### TASK TO COMPLETE
Everything in the data should be repeated exactly, save for the images.

### DATASET CONTENT
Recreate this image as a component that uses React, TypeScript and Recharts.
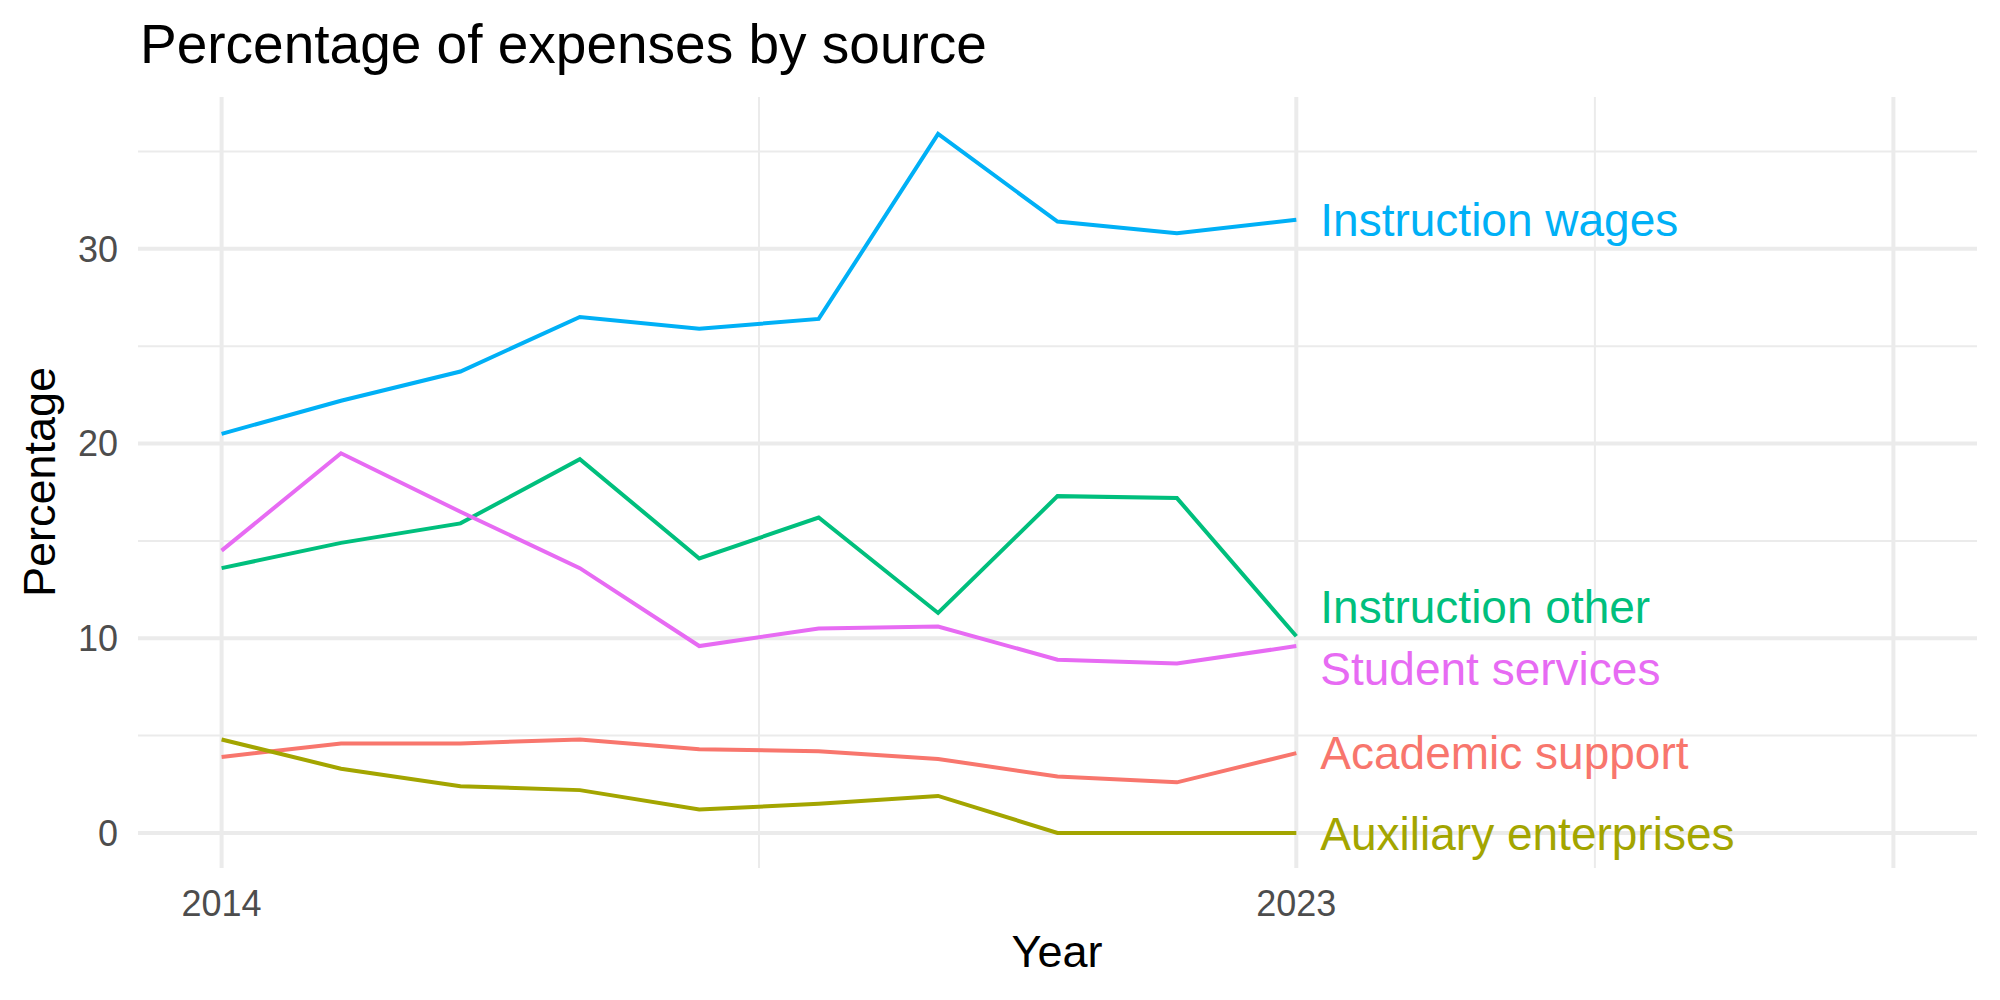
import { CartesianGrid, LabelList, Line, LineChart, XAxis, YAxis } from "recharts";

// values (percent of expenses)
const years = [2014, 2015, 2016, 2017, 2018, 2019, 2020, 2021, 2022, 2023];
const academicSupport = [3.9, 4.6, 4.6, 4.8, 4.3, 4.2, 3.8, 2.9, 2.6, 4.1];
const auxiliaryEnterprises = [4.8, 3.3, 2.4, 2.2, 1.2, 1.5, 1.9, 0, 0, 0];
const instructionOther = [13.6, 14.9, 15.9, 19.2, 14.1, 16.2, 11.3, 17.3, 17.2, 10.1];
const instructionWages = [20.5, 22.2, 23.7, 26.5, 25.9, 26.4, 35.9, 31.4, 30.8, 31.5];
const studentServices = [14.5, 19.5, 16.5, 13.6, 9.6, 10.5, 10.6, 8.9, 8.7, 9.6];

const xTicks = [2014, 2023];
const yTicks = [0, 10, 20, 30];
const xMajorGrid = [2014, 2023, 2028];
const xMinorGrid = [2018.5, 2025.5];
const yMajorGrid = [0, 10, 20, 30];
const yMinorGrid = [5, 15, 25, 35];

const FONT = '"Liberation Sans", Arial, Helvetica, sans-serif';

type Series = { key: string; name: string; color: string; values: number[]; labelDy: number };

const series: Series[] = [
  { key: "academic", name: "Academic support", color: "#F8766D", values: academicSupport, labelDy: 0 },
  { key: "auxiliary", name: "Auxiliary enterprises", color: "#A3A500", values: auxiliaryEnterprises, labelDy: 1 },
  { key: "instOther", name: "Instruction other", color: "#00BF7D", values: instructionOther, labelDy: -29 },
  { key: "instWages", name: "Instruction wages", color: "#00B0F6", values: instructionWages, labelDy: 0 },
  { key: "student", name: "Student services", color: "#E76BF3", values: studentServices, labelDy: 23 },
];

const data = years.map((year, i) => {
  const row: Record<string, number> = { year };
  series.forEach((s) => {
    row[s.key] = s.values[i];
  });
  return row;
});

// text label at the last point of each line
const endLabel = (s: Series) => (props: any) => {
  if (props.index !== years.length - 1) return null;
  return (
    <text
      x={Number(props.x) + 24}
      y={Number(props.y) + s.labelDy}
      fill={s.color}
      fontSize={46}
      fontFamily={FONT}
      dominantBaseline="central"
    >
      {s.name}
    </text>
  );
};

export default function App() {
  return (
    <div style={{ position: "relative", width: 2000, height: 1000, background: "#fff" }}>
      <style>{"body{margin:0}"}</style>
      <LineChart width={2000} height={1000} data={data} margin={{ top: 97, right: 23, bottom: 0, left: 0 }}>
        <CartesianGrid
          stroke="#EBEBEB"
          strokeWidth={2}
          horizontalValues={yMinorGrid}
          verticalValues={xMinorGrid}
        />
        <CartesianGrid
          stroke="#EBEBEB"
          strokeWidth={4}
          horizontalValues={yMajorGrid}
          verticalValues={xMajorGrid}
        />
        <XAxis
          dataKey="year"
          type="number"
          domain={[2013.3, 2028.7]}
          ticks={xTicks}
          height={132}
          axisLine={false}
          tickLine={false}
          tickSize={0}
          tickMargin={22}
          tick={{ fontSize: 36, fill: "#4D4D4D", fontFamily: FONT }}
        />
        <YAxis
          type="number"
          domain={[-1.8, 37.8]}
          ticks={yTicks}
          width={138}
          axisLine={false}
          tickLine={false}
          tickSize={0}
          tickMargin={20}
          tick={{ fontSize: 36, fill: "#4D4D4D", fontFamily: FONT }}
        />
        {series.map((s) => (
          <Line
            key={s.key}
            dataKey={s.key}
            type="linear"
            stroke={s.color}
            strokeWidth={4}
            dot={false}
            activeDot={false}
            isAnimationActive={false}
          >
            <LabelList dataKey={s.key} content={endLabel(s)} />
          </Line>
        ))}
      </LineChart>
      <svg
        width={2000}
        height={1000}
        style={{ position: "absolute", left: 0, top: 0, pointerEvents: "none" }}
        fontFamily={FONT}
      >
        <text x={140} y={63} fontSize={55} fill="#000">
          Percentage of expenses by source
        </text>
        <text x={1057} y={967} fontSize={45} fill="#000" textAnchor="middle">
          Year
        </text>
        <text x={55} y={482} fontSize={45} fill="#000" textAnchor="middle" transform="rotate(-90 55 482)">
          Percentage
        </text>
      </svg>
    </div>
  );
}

### CORRECT RESULT
Recreate this image as a component that uses React, TypeScript and Recharts.
import { CartesianGrid, LabelList, Line, LineChart, XAxis, YAxis } from "recharts";

// values (percent of expenses)
const years = [2014, 2015, 2016, 2017, 2018, 2019, 2020, 2021, 2022, 2023];
const academicSupport = [3.9, 4.6, 4.6, 4.8, 4.3, 4.2, 3.8, 2.9, 2.6, 4.1];
const auxiliaryEnterprises = [4.8, 3.3, 2.4, 2.2, 1.2, 1.5, 1.9, 0, 0, 0];
const instructionOther = [13.6, 14.9, 15.9, 19.2, 14.1, 16.2, 11.3, 17.3, 17.2, 10.1];
const instructionWages = [20.5, 22.2, 23.7, 26.5, 25.9, 26.4, 35.9, 31.4, 30.8, 31.5];
const studentServices = [14.5, 19.5, 16.5, 13.6, 9.6, 10.5, 10.6, 8.9, 8.7, 9.6];

const xTicks = [2014, 2023];
const yTicks = [0, 10, 20, 30];
const xMajorGrid = [2014, 2023, 2028];
const xMinorGrid = [2018.5, 2025.5];
const yMajorGrid = [0, 10, 20, 30];
const yMinorGrid = [5, 15, 25, 35];

const FONT = '"Liberation Sans", Arial, Helvetica, sans-serif';

type Series = { key: string; name: string; color: string; values: number[]; labelDy: number };

const series: Series[] = [
  { key: "academic", name: "Academic support", color: "#F8766D", values: academicSupport, labelDy: 0 },
  { key: "auxiliary", name: "Auxiliary enterprises", color: "#A3A500", values: auxiliaryEnterprises, labelDy: 1 },
  { key: "instOther", name: "Instruction other", color: "#00BF7D", values: instructionOther, labelDy: -29 },
  { key: "instWages", name: "Instruction wages", color: "#00B0F6", values: instructionWages, labelDy: 0 },
  { key: "student", name: "Student services", color: "#E76BF3", values: studentServices, labelDy: 23 },
];

const data = years.map((year, i) => {
  const row: Record<string, number> = { year };
  series.forEach((s) => {
    row[s.key] = s.values[i];
  });
  return row;
});

// text label at the last point of each line
const endLabel = (s: Series) => (props: any) => {
  if (props.index !== years.length - 1) return null;
  return (
    <text
      x={Number(props.x) + 24}
      y={Number(props.y) + s.labelDy}
      fill={s.color}
      fontSize={46}
      fontFamily={FONT}
      dominantBaseline="central"
    >
      {s.name}
    </text>
  );
};

export default function App() {
  return (
    <div style={{ position: "relative", width: 2000, height: 1000, background: "#fff" }}>
      <style>{"body{margin:0}"}</style>
      <LineChart width={2000} height={1000} data={data} margin={{ top: 97, right: 23, bottom: 0, left: 0 }}>
        <CartesianGrid
          stroke="#EBEBEB"
          strokeWidth={2}
          horizontalValues={yMinorGrid}
          verticalValues={xMinorGrid}
        />
        <CartesianGrid
          stroke="#EBEBEB"
          strokeWidth={4}
          horizontalValues={yMajorGrid}
          verticalValues={xMajorGrid}
        />
        <XAxis
          dataKey="year"
          type="number"
          domain={[2013.3, 2028.7]}
          ticks={xTicks}
          height={132}
          axisLine={false}
          tickLine={false}
          tickSize={0}
          tickMargin={22}
          tick={{ fontSize: 36, fill: "#4D4D4D", fontFamily: FONT }}
        />
        <YAxis
          type="number"
          domain={[-1.8, 37.8]}
          ticks={yTicks}
          width={138}
          axisLine={false}
          tickLine={false}
          tickSize={0}
          tickMargin={20}
          tick={{ fontSize: 36, fill: "#4D4D4D", fontFamily: FONT }}
        />
        {series.map((s) => (
          <Line
            key={s.key}
            dataKey={s.key}
            type="linear"
            stroke={s.color}
            strokeWidth={4}
            dot={false}
            activeDot={false}
            isAnimationActive={false}
          >
            <LabelList dataKey={s.key} content={endLabel(s)} />
          </Line>
        ))}
      </LineChart>
      <svg
        width={2000}
        height={1000}
        style={{ position: "absolute", left: 0, top: 0, pointerEvents: "none" }}
        fontFamily={FONT}
      >
        <text x={140} y={63} fontSize={55} fill="#000">
          Percentage of expenses by source
        </text>
        <text x={1057} y={967} fontSize={45} fill="#000" textAnchor="middle">
          Year
        </text>
        <text x={55} y={482} fontSize={45} fill="#000" textAnchor="middle" transform="rotate(-90 55 482)">
          Percentage
        </text>
      </svg>
    </div>
  );
}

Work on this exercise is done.